STORED DATA
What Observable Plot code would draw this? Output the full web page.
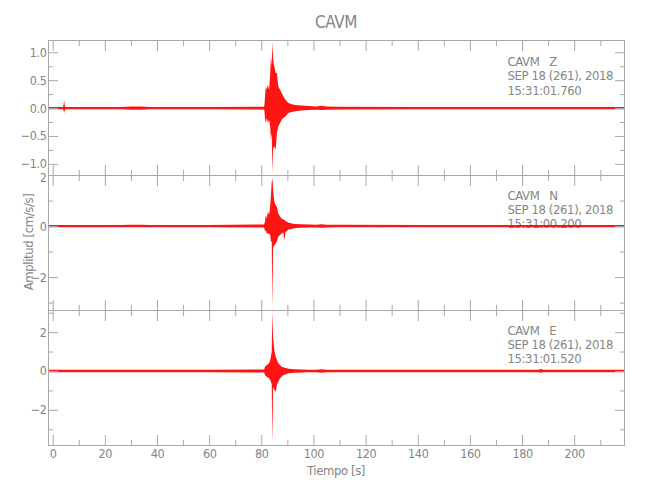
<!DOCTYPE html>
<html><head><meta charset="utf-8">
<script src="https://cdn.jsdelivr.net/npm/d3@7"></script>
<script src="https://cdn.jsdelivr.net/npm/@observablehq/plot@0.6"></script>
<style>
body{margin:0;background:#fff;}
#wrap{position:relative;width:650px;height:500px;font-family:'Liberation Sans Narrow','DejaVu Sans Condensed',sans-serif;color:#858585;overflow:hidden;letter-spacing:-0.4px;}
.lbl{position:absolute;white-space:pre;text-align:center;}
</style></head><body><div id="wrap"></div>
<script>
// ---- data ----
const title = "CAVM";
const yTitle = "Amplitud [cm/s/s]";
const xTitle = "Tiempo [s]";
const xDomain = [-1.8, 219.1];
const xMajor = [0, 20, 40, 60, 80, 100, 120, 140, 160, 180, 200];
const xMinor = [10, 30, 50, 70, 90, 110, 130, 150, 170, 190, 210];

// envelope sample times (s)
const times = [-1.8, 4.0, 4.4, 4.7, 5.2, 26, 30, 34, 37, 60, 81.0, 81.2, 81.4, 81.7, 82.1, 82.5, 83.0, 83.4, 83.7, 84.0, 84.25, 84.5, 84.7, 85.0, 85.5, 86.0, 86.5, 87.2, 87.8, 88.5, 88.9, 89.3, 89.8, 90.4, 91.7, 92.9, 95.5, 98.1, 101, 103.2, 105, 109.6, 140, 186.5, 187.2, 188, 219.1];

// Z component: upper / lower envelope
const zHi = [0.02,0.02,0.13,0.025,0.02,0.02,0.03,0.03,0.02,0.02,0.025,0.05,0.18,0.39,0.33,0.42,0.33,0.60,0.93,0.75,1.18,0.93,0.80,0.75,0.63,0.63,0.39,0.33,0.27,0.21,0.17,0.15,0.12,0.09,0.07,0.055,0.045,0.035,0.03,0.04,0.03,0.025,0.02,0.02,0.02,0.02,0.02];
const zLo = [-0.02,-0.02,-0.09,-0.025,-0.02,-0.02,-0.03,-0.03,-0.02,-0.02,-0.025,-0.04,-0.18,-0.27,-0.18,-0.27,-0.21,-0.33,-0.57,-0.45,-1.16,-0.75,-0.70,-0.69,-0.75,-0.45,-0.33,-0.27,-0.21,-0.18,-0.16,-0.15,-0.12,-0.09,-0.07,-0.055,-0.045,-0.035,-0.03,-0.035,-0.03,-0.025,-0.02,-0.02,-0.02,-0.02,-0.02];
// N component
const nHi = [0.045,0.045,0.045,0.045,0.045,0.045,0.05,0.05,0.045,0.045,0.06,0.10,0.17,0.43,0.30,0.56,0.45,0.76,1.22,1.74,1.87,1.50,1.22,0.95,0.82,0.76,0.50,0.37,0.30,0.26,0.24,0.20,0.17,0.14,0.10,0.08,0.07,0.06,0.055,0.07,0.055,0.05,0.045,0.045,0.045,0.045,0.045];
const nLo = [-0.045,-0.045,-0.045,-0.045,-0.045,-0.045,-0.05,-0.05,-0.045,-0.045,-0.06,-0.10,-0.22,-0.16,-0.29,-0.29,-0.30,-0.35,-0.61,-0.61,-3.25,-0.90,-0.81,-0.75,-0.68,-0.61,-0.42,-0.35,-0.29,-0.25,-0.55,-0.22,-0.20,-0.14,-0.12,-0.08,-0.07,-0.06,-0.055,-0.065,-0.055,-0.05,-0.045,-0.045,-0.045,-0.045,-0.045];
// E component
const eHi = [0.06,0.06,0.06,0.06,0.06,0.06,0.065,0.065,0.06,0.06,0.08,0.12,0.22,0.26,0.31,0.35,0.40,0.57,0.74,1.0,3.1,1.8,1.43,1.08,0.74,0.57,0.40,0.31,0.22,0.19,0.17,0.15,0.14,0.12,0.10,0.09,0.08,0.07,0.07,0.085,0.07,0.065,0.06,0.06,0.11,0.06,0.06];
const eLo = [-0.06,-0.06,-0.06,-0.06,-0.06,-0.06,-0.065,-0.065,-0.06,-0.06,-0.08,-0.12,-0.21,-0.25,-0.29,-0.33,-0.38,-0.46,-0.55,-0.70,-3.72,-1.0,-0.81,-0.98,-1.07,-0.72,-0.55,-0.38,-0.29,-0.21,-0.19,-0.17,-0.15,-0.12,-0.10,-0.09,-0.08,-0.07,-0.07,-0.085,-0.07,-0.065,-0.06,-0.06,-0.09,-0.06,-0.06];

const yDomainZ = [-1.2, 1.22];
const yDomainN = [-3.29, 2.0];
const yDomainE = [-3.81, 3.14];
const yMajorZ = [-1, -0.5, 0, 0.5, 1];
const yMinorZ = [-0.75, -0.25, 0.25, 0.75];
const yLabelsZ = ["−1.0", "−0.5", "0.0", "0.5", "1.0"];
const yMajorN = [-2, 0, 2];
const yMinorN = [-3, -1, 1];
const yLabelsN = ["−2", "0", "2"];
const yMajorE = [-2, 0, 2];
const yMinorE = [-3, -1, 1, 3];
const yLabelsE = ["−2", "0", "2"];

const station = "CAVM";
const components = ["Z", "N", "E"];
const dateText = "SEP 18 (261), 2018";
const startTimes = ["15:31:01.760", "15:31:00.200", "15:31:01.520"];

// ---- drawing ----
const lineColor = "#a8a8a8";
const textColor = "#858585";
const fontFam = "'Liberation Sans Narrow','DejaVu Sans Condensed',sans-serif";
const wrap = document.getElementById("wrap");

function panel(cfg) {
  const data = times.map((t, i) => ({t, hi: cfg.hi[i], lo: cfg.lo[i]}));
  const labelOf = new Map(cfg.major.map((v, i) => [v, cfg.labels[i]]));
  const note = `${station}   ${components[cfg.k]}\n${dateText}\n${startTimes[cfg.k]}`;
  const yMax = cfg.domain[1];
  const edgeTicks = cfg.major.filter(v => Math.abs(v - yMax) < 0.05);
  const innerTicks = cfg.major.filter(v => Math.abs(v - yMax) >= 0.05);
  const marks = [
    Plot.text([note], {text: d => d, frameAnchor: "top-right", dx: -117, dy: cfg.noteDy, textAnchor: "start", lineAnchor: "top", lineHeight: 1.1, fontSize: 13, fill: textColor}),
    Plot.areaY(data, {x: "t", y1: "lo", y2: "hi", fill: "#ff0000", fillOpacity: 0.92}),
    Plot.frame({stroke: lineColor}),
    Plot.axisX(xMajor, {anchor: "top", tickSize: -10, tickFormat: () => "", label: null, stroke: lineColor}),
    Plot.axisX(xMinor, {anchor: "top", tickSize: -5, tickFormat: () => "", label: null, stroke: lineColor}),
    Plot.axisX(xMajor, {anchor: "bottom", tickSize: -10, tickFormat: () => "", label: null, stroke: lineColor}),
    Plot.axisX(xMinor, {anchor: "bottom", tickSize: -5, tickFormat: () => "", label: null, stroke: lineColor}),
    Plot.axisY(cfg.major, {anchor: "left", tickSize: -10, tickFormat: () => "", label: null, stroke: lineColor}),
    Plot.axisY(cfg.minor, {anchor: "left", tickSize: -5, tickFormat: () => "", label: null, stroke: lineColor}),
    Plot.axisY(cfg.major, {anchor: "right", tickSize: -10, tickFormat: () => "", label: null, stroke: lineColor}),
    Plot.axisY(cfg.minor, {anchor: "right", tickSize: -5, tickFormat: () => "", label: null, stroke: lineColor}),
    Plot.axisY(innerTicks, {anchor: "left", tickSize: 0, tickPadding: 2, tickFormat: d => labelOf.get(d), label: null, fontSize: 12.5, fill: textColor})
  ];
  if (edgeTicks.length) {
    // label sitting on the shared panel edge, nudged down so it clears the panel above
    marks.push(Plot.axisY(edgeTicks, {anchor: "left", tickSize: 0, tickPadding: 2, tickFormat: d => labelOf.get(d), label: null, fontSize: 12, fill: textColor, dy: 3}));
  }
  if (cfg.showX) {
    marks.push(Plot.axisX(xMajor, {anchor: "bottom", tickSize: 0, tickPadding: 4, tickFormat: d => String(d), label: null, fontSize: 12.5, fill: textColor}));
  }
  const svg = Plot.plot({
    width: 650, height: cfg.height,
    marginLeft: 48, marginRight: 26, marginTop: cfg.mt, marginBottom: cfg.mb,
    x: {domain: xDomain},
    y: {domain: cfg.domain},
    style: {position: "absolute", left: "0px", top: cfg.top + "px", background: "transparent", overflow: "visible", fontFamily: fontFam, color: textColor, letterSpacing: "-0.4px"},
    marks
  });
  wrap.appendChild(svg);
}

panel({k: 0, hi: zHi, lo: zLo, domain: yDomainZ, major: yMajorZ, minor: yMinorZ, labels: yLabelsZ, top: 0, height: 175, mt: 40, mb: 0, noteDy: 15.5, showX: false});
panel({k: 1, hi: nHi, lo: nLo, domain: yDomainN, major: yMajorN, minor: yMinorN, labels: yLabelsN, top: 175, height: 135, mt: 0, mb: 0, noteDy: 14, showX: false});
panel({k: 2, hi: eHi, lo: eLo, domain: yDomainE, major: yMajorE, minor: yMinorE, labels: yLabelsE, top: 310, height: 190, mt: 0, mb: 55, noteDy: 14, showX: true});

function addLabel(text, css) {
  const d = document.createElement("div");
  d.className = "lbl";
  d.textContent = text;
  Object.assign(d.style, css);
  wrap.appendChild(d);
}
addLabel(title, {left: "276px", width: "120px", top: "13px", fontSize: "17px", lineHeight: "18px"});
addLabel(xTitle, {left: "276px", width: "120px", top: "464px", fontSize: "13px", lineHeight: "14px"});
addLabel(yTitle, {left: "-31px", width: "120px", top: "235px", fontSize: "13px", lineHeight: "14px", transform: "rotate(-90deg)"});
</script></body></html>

GIVEN TASK
Leave out the pictures and repeat the lines from the start of the material through the line with "187.2, 188, 219.1];", inclusive.

RESPONSE TO THE EXERCISE
What Observable Plot code would draw this? Output the full web page.
<!DOCTYPE html>
<html><head><meta charset="utf-8">
<script src="https://cdn.jsdelivr.net/npm/d3@7"></script>
<script src="https://cdn.jsdelivr.net/npm/@observablehq/plot@0.6"></script>
<style>
body{margin:0;background:#fff;}
#wrap{position:relative;width:650px;height:500px;font-family:'Liberation Sans Narrow','DejaVu Sans Condensed',sans-serif;color:#858585;overflow:hidden;letter-spacing:-0.4px;}
.lbl{position:absolute;white-space:pre;text-align:center;}
</style></head><body><div id="wrap"></div>
<script>
// ---- data ----
const title = "CAVM";
const yTitle = "Amplitud [cm/s/s]";
const xTitle = "Tiempo [s]";
const xDomain = [-1.8, 219.1];
const xMajor = [0, 20, 40, 60, 80, 100, 120, 140, 160, 180, 200];
const xMinor = [10, 30, 50, 70, 90, 110, 130, 150, 170, 190, 210];

// envelope sample times (s)
const times = [-1.8, 4.0, 4.4, 4.7, 5.2, 26, 30, 34, 37, 60, 81.0, 81.2, 81.4, 81.7, 82.1, 82.5, 83.0, 83.4, 83.7, 84.0, 84.25, 84.5, 84.7, 85.0, 85.5, 86.0, 86.5, 87.2, 87.8, 88.5, 88.9, 89.3, 89.8, 90.4, 91.7, 92.9, 95.5, 98.1, 101, 103.2, 105, 109.6, 140, 186.5, 187.2, 188, 219.1];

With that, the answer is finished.